**PROVIDED MATERIAL:**
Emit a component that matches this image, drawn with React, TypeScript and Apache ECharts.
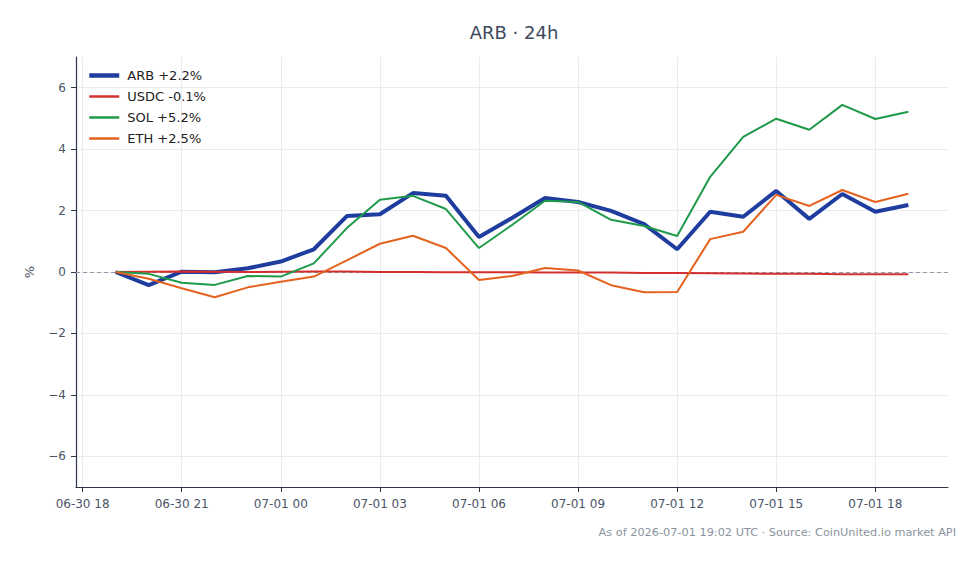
import React, { useEffect, useRef } from "react";
import * as echarts from "echarts";

const FONT = "DejaVu Sans";

const times = [
  "2026-06-30T19:00:00", "2026-06-30T20:00:00", "2026-06-30T21:00:00", "2026-06-30T22:00:00",
  "2026-06-30T23:00:00", "2026-07-01T00:00:00", "2026-07-01T01:00:00", "2026-07-01T02:00:00",
  "2026-07-01T03:00:00", "2026-07-01T04:00:00", "2026-07-01T05:00:00", "2026-07-01T06:00:00",
  "2026-07-01T07:00:00", "2026-07-01T08:00:00", "2026-07-01T09:00:00", "2026-07-01T10:00:00",
  "2026-07-01T11:00:00", "2026-07-01T12:00:00", "2026-07-01T13:00:00", "2026-07-01T14:00:00",
  "2026-07-01T15:00:00", "2026-07-01T16:00:00", "2026-07-01T17:00:00", "2026-07-01T18:00:00",
  "2026-07-01T19:00:00",
];

const arb = [0, -0.43, 0.01, -0.01, 0.12, 0.34, 0.74, 1.82, 1.88, 2.57, 2.48, 1.14, 1.76, 2.41, 2.28, 1.99, 1.56, 0.74, 1.96, 1.8, 2.64, 1.73, 2.54, 1.96, 2.18];
const usdc = [0, 0.01, 0.02, 0.01, 0.0, 0.01, 0.02, 0.02, 0.0, 0.0, -0.01, -0.01, -0.01, -0.02, -0.02, -0.02, -0.03, -0.03, -0.04, -0.05, -0.06, -0.06, -0.07, -0.07, -0.07];
const sol = [0, -0.06, -0.35, -0.42, -0.13, -0.15, 0.28, 1.43, 2.35, 2.48, 2.05, 0.78, 1.53, 2.32, 2.28, 1.7, 1.5, 1.17, 3.1, 4.4, 4.99, 4.63, 5.44, 4.98, 5.22];
const eth = [0, -0.22, -0.53, -0.82, -0.5, -0.32, -0.15, 0.38, 0.92, 1.18, 0.78, -0.26, -0.13, 0.13, 0.05, -0.43, -0.66, -0.65, 1.07, 1.31, 2.51, 2.15, 2.67, 2.28, 2.55];

const seriesNames = ["ARB +2.2%", "USDC -0.1%", "SOL +5.2%", "ETH +2.5%"];
const seriesColors = ["#1f3d9e", "#d32f2f", "#1f9a4a", "#e4621e"];
const seriesWidths = [4, 2, 2, 2];

const xTicks = [
  "2026-06-30T18:00:00", "2026-06-30T21:00:00", "2026-07-01T00:00:00", "2026-07-01T03:00:00",
  "2026-07-01T06:00:00", "2026-07-01T09:00:00", "2026-07-01T12:00:00", "2026-07-01T15:00:00",
  "2026-07-01T18:00:00",
];
const yTicks = [-6, -4, -2, 0, 2, 4, 6];

const xMinStr = "2026-06-30T17:48:00";
const xMaxStr = "2026-07-01T20:12:00";

const pad = (n: number) => (n < 10 ? "0" + n : "" + n);
const fmtTime = (v: number) => {
  const d = new Date(v);
  return `${pad(d.getMonth() + 1)}-${pad(d.getDate())} ${pad(d.getHours())}`;
};

export default function App() {
  const ref = useRef<HTMLDivElement>(null);

  useEffect(() => {
    if (!ref.current) return;
    const chart = echarts.init(ref.current, null, { renderer: "svg" });
    const ts = times.map((t) => new Date(t).getTime());
    const tickTs = xTicks.map((t) => new Date(t).getTime());
    const all = [arb, usdc, sol, eth];

    const series: any[] = all.map((vals, i) => ({
      name: seriesNames[i],
      type: "line",
      symbol: "none",
      data: vals.map((v, j) => [ts[j], v]),
      lineStyle: { color: seriesColors[i], width: seriesWidths[i] },
      itemStyle: { color: seriesColors[i] },
      z: 3,
      ...(i === 0
        ? {
            markLine: {
              silent: true,
              symbol: "none",
              label: { show: false },
              lineStyle: { type: [4, 3], color: "#8f99a8", width: 1 },
              data: [{ yAxis: 0 }],
              z: 1,
            },
          }
        : {}),
    }));

    chart.setOption({
      animation: false,
      backgroundColor: "#ffffff",
      textStyle: { fontFamily: FONT },
      title: {
        text: "ARB · 24h",
        left: 509,
        top: 18,
        textAlign: "center",
        textStyle: { fontFamily: FONT, fontSize: 18, fontWeight: "normal", color: "#3d4a5c" },
      },
      legend: {
        orient: "vertical",
        left: 87,
        top: 69,
        padding: 0,
        itemWidth: 30,
        itemHeight: 14,
        itemGap: 8,
        itemStyle: { opacity: 0 },
        textStyle: { fontFamily: FONT, fontSize: 13, color: "#222222", padding: [0, 0, 0, 3] },
        data: seriesNames.map((n, i) => ({
          name: n,
          lineStyle: { width: i === 0 ? 4.5 : 2.5, color: seriesColors[i] },
        })),
      },
      grid: { left: 76, right: 32, top: 57, bottom: 77, containLabel: false },
      xAxis: {
        type: "value",
        min: new Date(xMinStr).getTime(),
        max: new Date(xMaxStr).getTime(),
        axisLine: { show: true, onZero: false, lineStyle: { color: "#2d3748", width: 1.2 } },
        axisTick: {
          show: true,
          length: 5,
          lineStyle: { color: "#2d3748" },
          customValues: tickTs,
        },
        axisLabel: {
          color: "#4a5568",
          fontFamily: FONT,
          fontSize: 12,
          margin: 11,
          customValues: tickTs,
          formatter: (v: number) => fmtTime(v),
          hideOverlap: false,
        },
        splitLine: { show: true, lineStyle: { color: "#e8ebef", width: 1 } },
      },
      yAxis: {
        type: "value",
        min: -7,
        max: 7,
        name: "%",
        nameLocation: "middle",
        nameGap: 40,
        nameRotate: 90,
        nameTextStyle: { color: "#4a5568", fontFamily: FONT, fontSize: 13 },
        axisLine: { show: true, onZero: false, lineStyle: { color: "#2d3748", width: 1.2 } },
        axisTick: { show: true, length: 5, lineStyle: { color: "#2d3748" }, customValues: yTicks },
        axisLabel: {
          color: "#4a5568",
          fontFamily: FONT,
          fontSize: 12,
          margin: 10,
          customValues: yTicks,
          formatter: (v: number) => (v < 0 ? "\u2212" + Math.abs(v) : String(v)),
        },
        splitLine: { show: true, lineStyle: { color: "#e8ebef", width: 1 } },
      },
      graphic: [
        {
          type: "text",
          right: 24,
          top: 527,
          style: {
            text: "As of 2026-07-01 19:02 UTC · Source: CoinUnited.io market API",
            fill: "#8a939e",
            font: `11.3px "${FONT}"`,
          },
        },
      ],
      series,
    });

    return () => chart.dispose();
  }, []);

  return (
    <div
      ref={ref}
      style={{ position: "fixed", left: 0, top: 0, width: 980, height: 564 }}
    />
  );
}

**EXERCISE TASK:** Lines that hold the word "React" are the ones to return, every one of them.

**RESULT BELOW:**
Emit a component that matches this image, drawn with React, TypeScript and Apache ECharts.
import React, { useEffect, useRef } from "react";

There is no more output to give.